Suk's musical style started off with a heavy influence from his mentor, Dvořák, perhaps most notably in the well-known Serenade for Strings, Op. 6 (1892). The biggest change of Suk's style came after he reached a "dead end" in his early musical style (music played less of a role in Suk's life outside of his schooling), just before he began a stylistic shift during 1897–1905, perhaps realizing that the strong influence of Dvořák would limit his work. Morbidity was always a large factor in Suk's music. For instance, he wrote his own funeral march in 1889 and it appears significantly also in a major work, the "funeral symphony" Asrael, Op. 27. Ripening, a symphonic poem, was also a story of pain and questioning the value of life. Other works, however – such as the music he set to Julius Zeyer's drama Radúz a Mahulena – display his happiness, which he credited to his marriage with Otilie. Another of Suk's works, Pohádka (Fairy Tale), was drawn from his work with Radúz a Mahulena. The closest Suk came to opera is in his incidental music to the play Pod jabloní (Beneath the Apple Tree).

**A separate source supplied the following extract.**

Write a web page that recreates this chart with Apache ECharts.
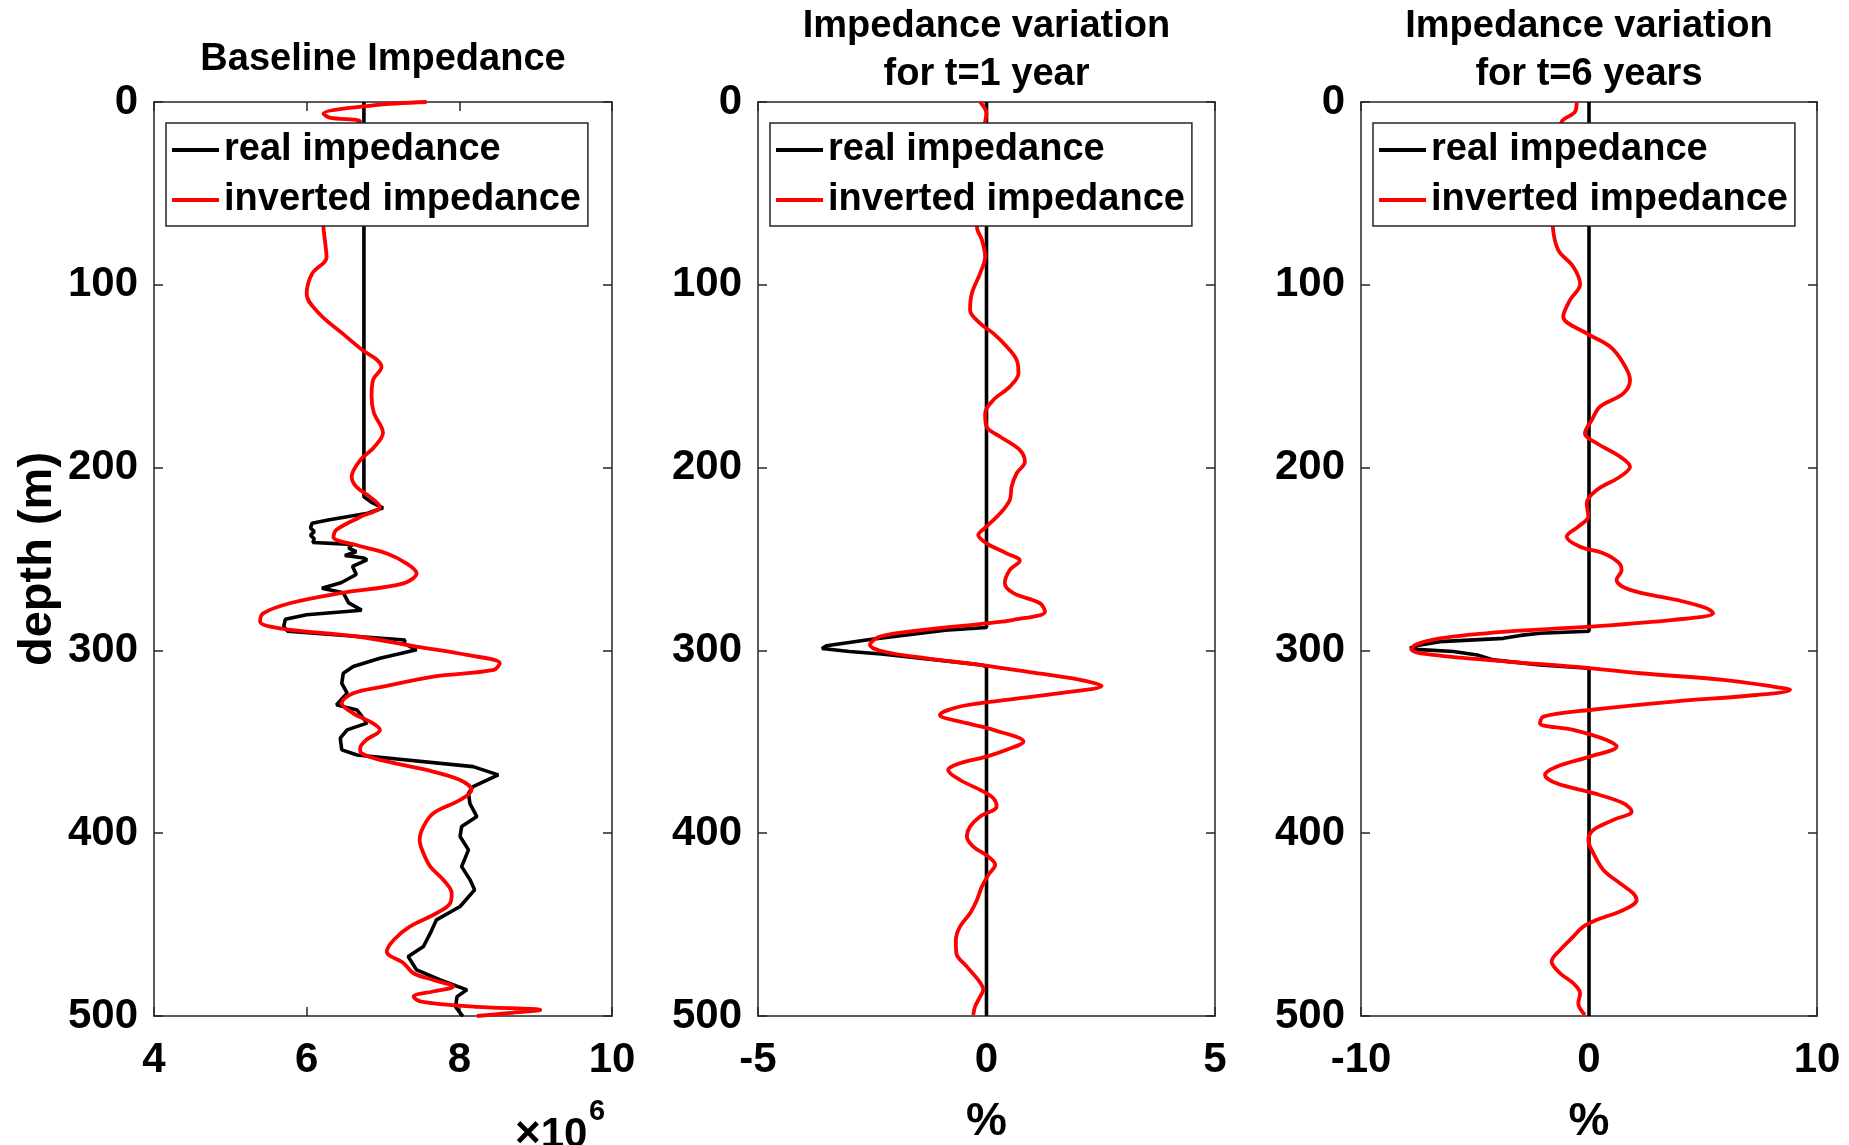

The majority of Suk's papers are kept in Prague. A new catalogue of Suk's works contains more manuscripts than any before it, some of them also containing sketches by Suk.

Suk said of himself: "I do not bow to anyone, except to my own conscience and to our noble Lady Music… and yet at the same time I know that thereby I serve my country, and praise the great people from the period of our wakening who taught us to love our country."

==Olympic medalist==
The march V nový život (Into a New Life), op. 35, was originally written in 1920 as a symphonic march for the Sokol sports movement, but revised in 1931 with a text by poet Petr Křička (1884-1949, brother of composer Jaroslav Křička). After its first performance that year, the Czechoslovak Olympic Committee awarded it a silver medal in 1932 (the gold and bronze medals were not awarded). The piece was performed at the BBC Proms in 1943, and at the Last Night in 2012.